>> BEGIN Data block
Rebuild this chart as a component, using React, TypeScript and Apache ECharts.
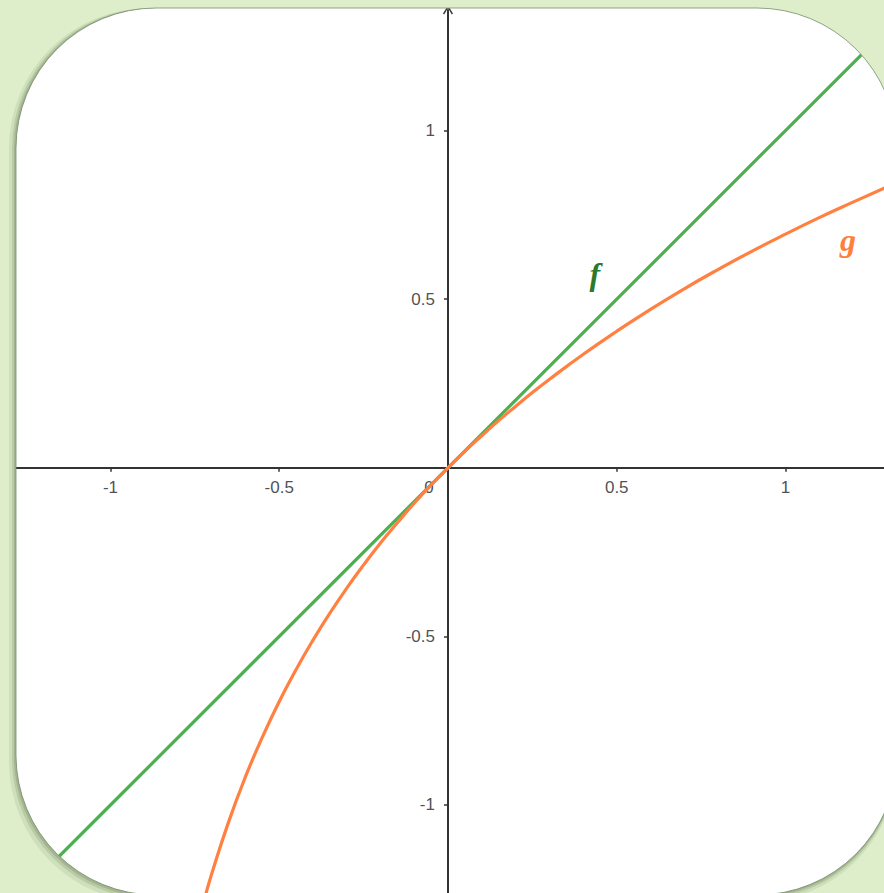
import React, { useEffect, useRef } from "react";
import * as echarts from "echarts";

// f(x) line
const fX = [-1.35, -1, 0, 1, 1.35];
const fY = [-1.35, -1, 0, 1, 1.35];

// g(x) curve
const gX = [-0.74, -0.72, -0.7, -0.65, -0.6, -0.55, -0.5, -0.45, -0.4, -0.35, -0.3, -0.25, -0.2, -0.15, -0.1, -0.05, 0, 0.05, 0.1, 0.15, 0.2, 0.25, 0.3, 0.4, 0.5, 0.6, 0.7, 0.8, 0.9, 1.0, 1.1, 1.2, 1.3];
const gY = [-1.347, -1.273, -1.204, -1.05, -0.916, -0.799, -0.693, -0.598, -0.511, -0.431, -0.357, -0.288, -0.223, -0.163, -0.105, -0.051, 0, 0.049, 0.095, 0.14, 0.182, 0.223, 0.262, 0.336, 0.405, 0.47, 0.531, 0.588, 0.642, 0.693, 0.742, 0.788, 0.833];

const xTicks = [-1, -0.5, 0, 0.5, 1];
const yTicks = [-1, -0.5, 0.5, 1];
const xRange = [-1.3274, 1.2919];
const yRange = [-1.261, 1.3577];

const fLabelAt = [0.435, 0.575];
const gLabelAt = [1.185, 0.675];

const W = 884;
const H = 893;

function roundRectCCW(L: number, T: number, R: number, B: number, r: number) {
  return (
    `M${L + r} ${T} ` +
    `A${r} ${r} 0 0 0 ${L} ${T + r} ` +
    `L${L} ${B - r} ` +
    `A${r} ${r} 0 0 0 ${L + r} ${B} ` +
    `L${R - r} ${B} ` +
    `A${r} ${r} 0 0 0 ${R} ${B - r} ` +
    `L${R} ${T + r} ` +
    `A${r} ${r} 0 0 0 ${R - r} ${T} Z`
  );
}
function roundRectCW(L: number, T: number, R: number, B: number, r: number) {
  return (
    `M${L + r} ${T} ` +
    `L${R - r} ${T} ` +
    `A${r} ${r} 0 0 1 ${R} ${T + r} ` +
    `L${R} ${B - r} ` +
    `A${r} ${r} 0 0 1 ${R - r} ${B} ` +
    `L${L + r} ${B} ` +
    `A${r} ${r} 0 0 1 ${L} ${B - r} ` +
    `L${L} ${T + r} ` +
    `A${r} ${r} 0 0 1 ${L + r} ${T} Z`
  );
}

const CL = 16, CT = 8, CR = 897, CB = 895, CRAD = 140;

let registered = false;
function registerShapes() {
  if (registered) return;
  registered = true;
  const frame = `M0 0 L${W} 0 L${W} ${H} L0 ${H} Z ` + roundRectCCW(CL, CT, CR, CB, CRAD);
  echarts.graphic.registerShape("frameShape", echarts.graphic.extendPath(frame, {}) as any);
  [2, 4, 7].forEach((d, i) => {
    const band = roundRectCW(CL - d, CT, CR, CB + d, CRAD) + " " + roundRectCCW(CL, CT, CR, CB, CRAD);
    echarts.graphic.registerShape("shadowBand" + i, echarts.graphic.extendPath(band, {}) as any);
  });
}

const tickFont = {
  color: "#222",
  fontSize: 17,
  fontFamily: "'Liberation Sans', Arial, sans-serif",
};

const axisColor = "#333";

export default function App() {
  const ref = useRef<HTMLDivElement>(null);
  useEffect(() => {
    if (!ref.current) return;
    registerShapes();
    const chart = echarts.init(ref.current, undefined, { renderer: "svg" });
    const fData = fX.map((x, i) => [x, fY[i]]);
    const gData = gX.map((x, i) => [x, gY[i]]);
    const xLabelData = xTicks.map((v) => ({
      value: [v, 0],
      label: v === 0 ? { offset: [-19, 0] } : {},
    }));
    const yLabelData = yTicks.map((v) => [0, v]);
    const labelFont = {
      fontFamily: "'Liberation Serif', 'DejaVu Serif', serif",
      fontStyle: "italic" as const,
      fontWeight: "bold" as const,
      fontSize: 32,
    };
    chart.setOption({
      animation: false,
      backgroundColor: "#ffffff",
      grid: { left: 0, right: 0, top: 10, bottom: 0 },
      xAxis: {
        type: "value",
        min: xRange[0],
        max: xRange[1],
        splitLine: { show: false },
        axisLine: { onZero: true, lineStyle: { color: axisColor, width: 2 } },
        axisTick: { show: true, length: 4, customValues: xTicks, lineStyle: { color: axisColor, width: 1.5 } },
        axisLabel: { show: false },
      },
      yAxis: {
        type: "value",
        min: yRange[0],
        max: yRange[1],
        splitLine: { show: false },
        axisLine: {
          onZero: true,
          symbol: ["none", "path://M0,8 L5,0 L10,8 L8.8,9 L5,2.6 L1.2,9 Z"],
          symbolSize: [12, 9],
          lineStyle: { color: axisColor, width: 2 },
        },
        axisTick: { show: true, length: 4, customValues: yTicks, lineStyle: { color: axisColor, width: 1.5 } },
        axisLabel: { show: false },
      },
      series: [
        {
          type: "scatter",
          name: "xTickLabels",
          data: xLabelData,
          symbolSize: 0,
          silent: true,
          z: 1,
          label: {
            show: true,
            position: "bottom",
            distance: 11,
            formatter: (p: any) => String(p.value[0]),
            ...tickFont,
          },
        },
        {
          type: "scatter",
          name: "yTickLabels",
          data: yLabelData,
          symbolSize: 0,
          silent: true,
          z: 1,
          label: {
            show: true,
            position: "left",
            distance: 13,
            formatter: (p: any) => String(p.value[1]),
            ...tickFont,
          },
        },
        {
          type: "line",
          name: "f",
          data: fData,
          showSymbol: false,
          symbol: "none",
          lineStyle: { color: "#4caf50", width: 3.2 },
          z: 3,
          markPoint: {
            symbol: "circle",
            symbolSize: 1,
            itemStyle: { color: "rgba(0,0,0,0)" },
            label: { show: true, position: "inside", formatter: "f", color: "#2b7a2b", ...labelFont },
            data: [{ coord: fLabelAt }],
          },
        },
        {
          type: "line",
          name: "g",
          data: gData,
          smooth: true,
          showSymbol: false,
          symbol: "none",
          lineStyle: { color: "#ff8040", width: 3.2 },
          z: 4,
          markPoint: {
            symbol: "circle",
            symbolSize: 1,
            itemStyle: { color: "rgba(0,0,0,0)" },
            label: { show: true, position: "inside", formatter: "g", color: "#ff7f3a", ...labelFont },
            data: [{ coord: gLabelAt }],
          },
        },
      ],
      graphic: [
        { type: "frameShape", x: 0, y: 0, z: 100, silent: true, style: { fill: "#deeecb" } },
        { type: "shadowBand2", x: 0, y: 0, z: 101, silent: true, style: { fill: "rgba(70,95,50,0.10)" } },
        { type: "shadowBand1", x: 0, y: 0, z: 102, silent: true, style: { fill: "rgba(70,95,50,0.15)" } },
        { type: "shadowBand0", x: 0, y: 0, z: 103, silent: true, style: { fill: "rgba(70,95,50,0.20)" } },
        {
          type: "rect",
          z: 104,
          silent: true,
          shape: { x: CL, y: CT, width: CR - CL, height: CB - CT, r: CRAD },
          style: { fill: "none", stroke: "rgba(120,140,110,0.8)", lineWidth: 1 },
        },
      ],
    });
    return () => chart.dispose();
  }, []);
  return <div ref={ref} style={{ position: "fixed", left: 0, top: 0, width: W, height: H }} />;
}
>> END Data block
What the task asks >> Leave the pictures out and reproduce exactly the lines from the top of the listing above through the line with "const H = 893;".

Final answer >>
Rebuild this chart as a component, using React, TypeScript and Apache ECharts.
import React, { useEffect, useRef } from "react";
import * as echarts from "echarts";

// f(x) line
const fX = [-1.35, -1, 0, 1, 1.35];
const fY = [-1.35, -1, 0, 1, 1.35];

// g(x) curve
const gX = [-0.74, -0.72, -0.7, -0.65, -0.6, -0.55, -0.5, -0.45, -0.4, -0.35, -0.3, -0.25, -0.2, -0.15, -0.1, -0.05, 0, 0.05, 0.1, 0.15, 0.2, 0.25, 0.3, 0.4, 0.5, 0.6, 0.7, 0.8, 0.9, 1.0, 1.1, 1.2, 1.3];
const gY = [-1.347, -1.273, -1.204, -1.05, -0.916, -0.799, -0.693, -0.598, -0.511, -0.431, -0.357, -0.288, -0.223, -0.163, -0.105, -0.051, 0, 0.049, 0.095, 0.14, 0.182, 0.223, 0.262, 0.336, 0.405, 0.47, 0.531, 0.588, 0.642, 0.693, 0.742, 0.788, 0.833];

const xTicks = [-1, -0.5, 0, 0.5, 1];
const yTicks = [-1, -0.5, 0.5, 1];
const xRange = [-1.3274, 1.2919];
const yRange = [-1.261, 1.3577];

const fLabelAt = [0.435, 0.575];
const gLabelAt = [1.185, 0.675];

const W = 884;
const H = 893;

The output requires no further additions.